Things I liked the most...
* Kids on Brooms has a lot of gorgeous art that really fits the mood of the game. There are plenty of full-page and half-page pictures, full-color throughout. It's just a pretty book to look at, which is very uncommon for a game this small. You could even use some of these as inspiration or illustrations in your game.
* The use of different polyhedral dice to define stat capabilities is elegant. It's easy to understand, fast to deploy, and powerful in play. If you want to throw all the dice, this is a major selling point over games with fiddly dice math or just one kind of die. Also, you get to use ALL your stats for ALL the things; you aren't locked into using a Magic stat for all your magic or even a Fight stat for all your conflicts. That's far more flexibility than most games support regarding stats and what your character can do.
* The collaborative world building concept, its versatile tools, and characterization with connections all make for a highly interactive experience. Once you've seen a good solid example like this, you can riff that through many other games.
* The tremendously flexible magic system lets you do pretty much anything you can imagine and convince the game master to allow. If you are tired of highly limited magical systems in other games, this one gives you a basic framework for freestyle magic.

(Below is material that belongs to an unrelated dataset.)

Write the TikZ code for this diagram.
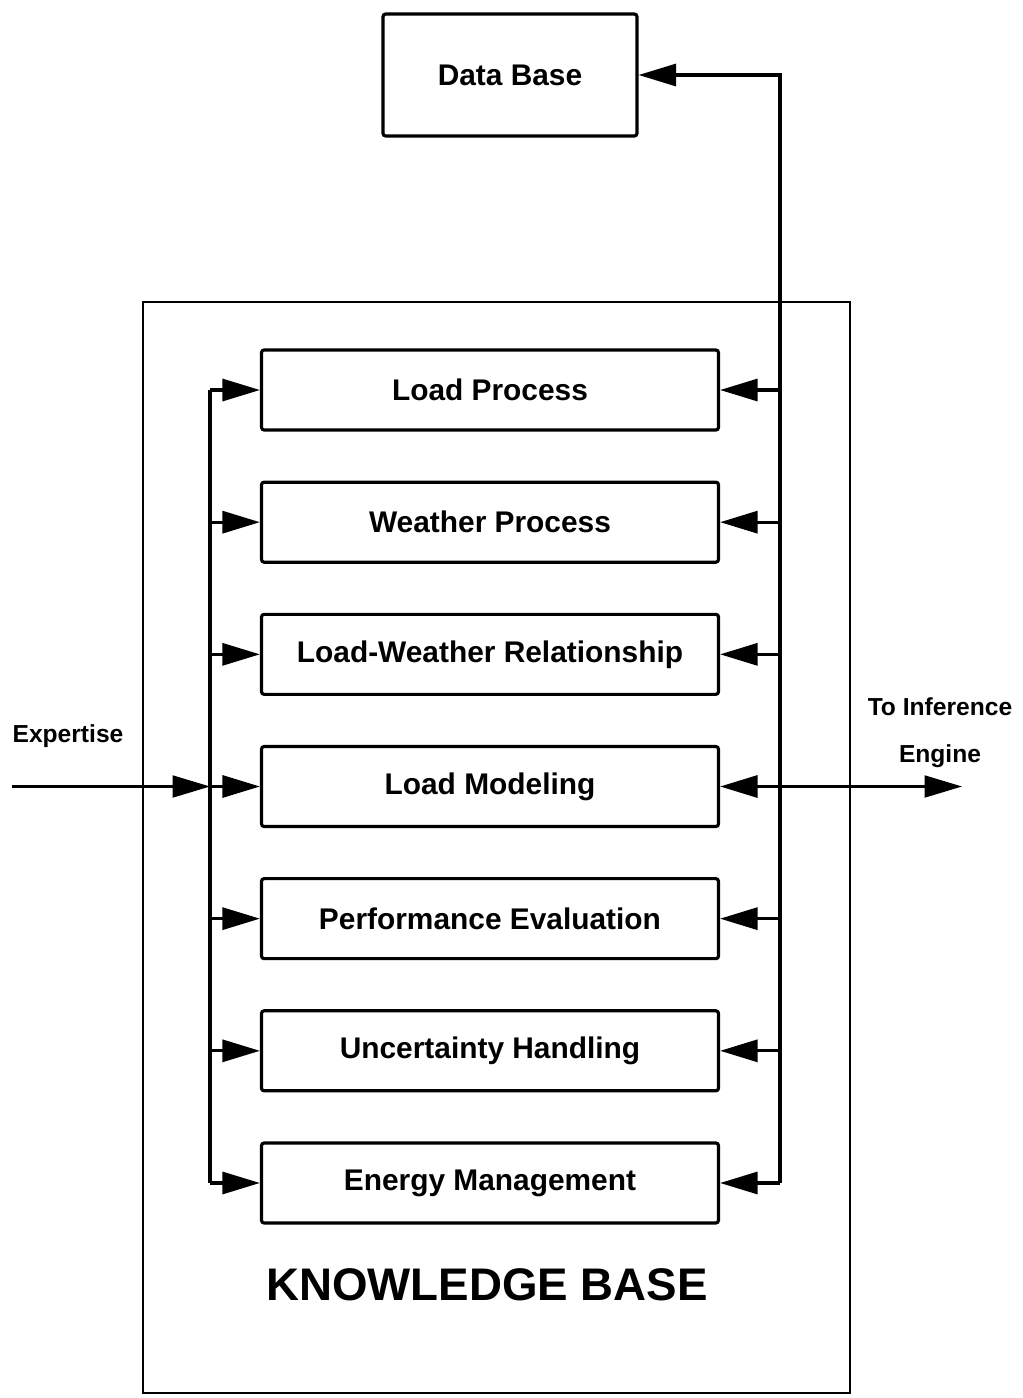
\documentclass[tikz,border=0pt]{standalone}
\usepackage{fontspec}
\setmainfont{Liberation Sans}
\usetikzlibrary{arrows.meta, positioning}

\begin{document}
\begin{tikzpicture}[
		box/.style={draw, line width=1.8pt, rounded corners=1.5pt, minimum width=9.14cm, minimum height=1.6cm, font=\fontsize{17}{20}\selectfont\bfseries},
		arr/.style={line width=1.8pt, -{Triangle[length=7.5mm, width=4.4mm]}},
		thinline/.style={line width=1.2pt}
	]
		\useasboundingbox (0,0) rectangle (20.46,-27.96);
		
		% knowledge base frame
		\draw[line width=1.4pt] (2.86,-6.04) rectangle (17.0,-27.86);
		\node[font=\fontsize{26}{30}\selectfont\bfseries] (kb) at (9.74,-25.7) {KNOWLEDGE BASE};
		
		\node[box, minimum width=5.08cm, minimum height=2.44cm] (db) at (10.2,-1.5) {Data Base};
		
		\node[box] (lp) at (9.8,-7.8) {Load Process};
		\node[box, below=0.98cm of lp] (wp) {Weather Process};
		\node[box, below=0.98cm of wp] (lw) {Load-Weather Relationship};
		\node[box, below=0.98cm of lw] (lm) {Load Modeling};
		\node[box, below=0.98cm of lm] (pe) {Performance Evaluation};
		\node[box, below=0.98cm of pe] (uh) {Uncertainty Handling};
		\node[box, below=0.98cm of uh] (em) {Energy Management};
		
		\coordinate (lbus) at (4.2,0);
		\coordinate (rbus) at (15.6,0);
		\coordinate (exp) at (0.24,0);
		\coordinate (out) at (19.24,0);
		
		% left bus
		\draw[line width=1.8pt] (lbus |- lp.west) -- (lbus |- em.west);
		\draw[arr] (lbus |- lp.west) -- (lp.west);
		\draw[arr] (lbus |- wp.west) -- (wp.west);
		\draw[arr] (lbus |- lw.west) -- (lw.west);
		\draw[arr] (lbus |- lm.west) -- (lm.west);
		\draw[arr] (lbus |- pe.west) -- (pe.west);
		\draw[arr] (lbus |- uh.west) -- (uh.west);
		\draw[arr] (lbus |- em.west) -- (em.west);
		
		% right bus, up to the data base
		\draw[arr] (rbus |- em.east) -- (rbus |- db.east) -- (db.east);
		\draw[arr] (rbus |- lp.east) -- (lp.east);
		\draw[arr] (rbus |- wp.east) -- (wp.east);
		\draw[arr] (rbus |- lw.east) -- (lw.east);
		\draw[arr] (rbus |- lm.east) -- (lm.east);
		\draw[arr] (rbus |- pe.east) -- (pe.east);
		\draw[arr] (rbus |- uh.east) -- (uh.east);
		\draw[arr] (rbus |- em.east) -- (em.east);
		
		% in and out
		\draw[arr, thinline] (exp |- lm.west) -- (lbus |- lm.west);
		\draw[arr, thinline] (rbus |- lm.east) -- (out |- lm.east);
		\node[font=\fontsize{14}{17}\selectfont\bfseries] (ex) at (1.36,-14.72) {Expertise};
		\node[font=\fontsize{14}{26.7}\selectfont\bfseries, align=center] (ie) at (18.8,-14.66) {To Inference\\Engine};
		
	\end{tikzpicture}
\end{document}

Kids on Brooms is good for...
* People with a limited gaming budget and/or space. It's one small book with a $24.99 cover price, and it gives you a solid core for playing "magical school" type scenarios.
* Dice lovers. You know you want to bring out that tube of sparkly ones.
* Playing a demo, pickup, or other one-shot game. Most gamers will know the "magical school" trope well enough to play it without needing a lot of details. Some of the rules that would be aggravating in a campaign will work well to keep a lid on things within a game lasting at most a few hours.
* Loose parts. For experienced gamers, you can cherry-pick bits that you really like and splice them into your other games. There are some very useful tools here. Also it's just fun to argue with, like I've spread out in this review.
For what I paid for it, I feel like I got my money's worth.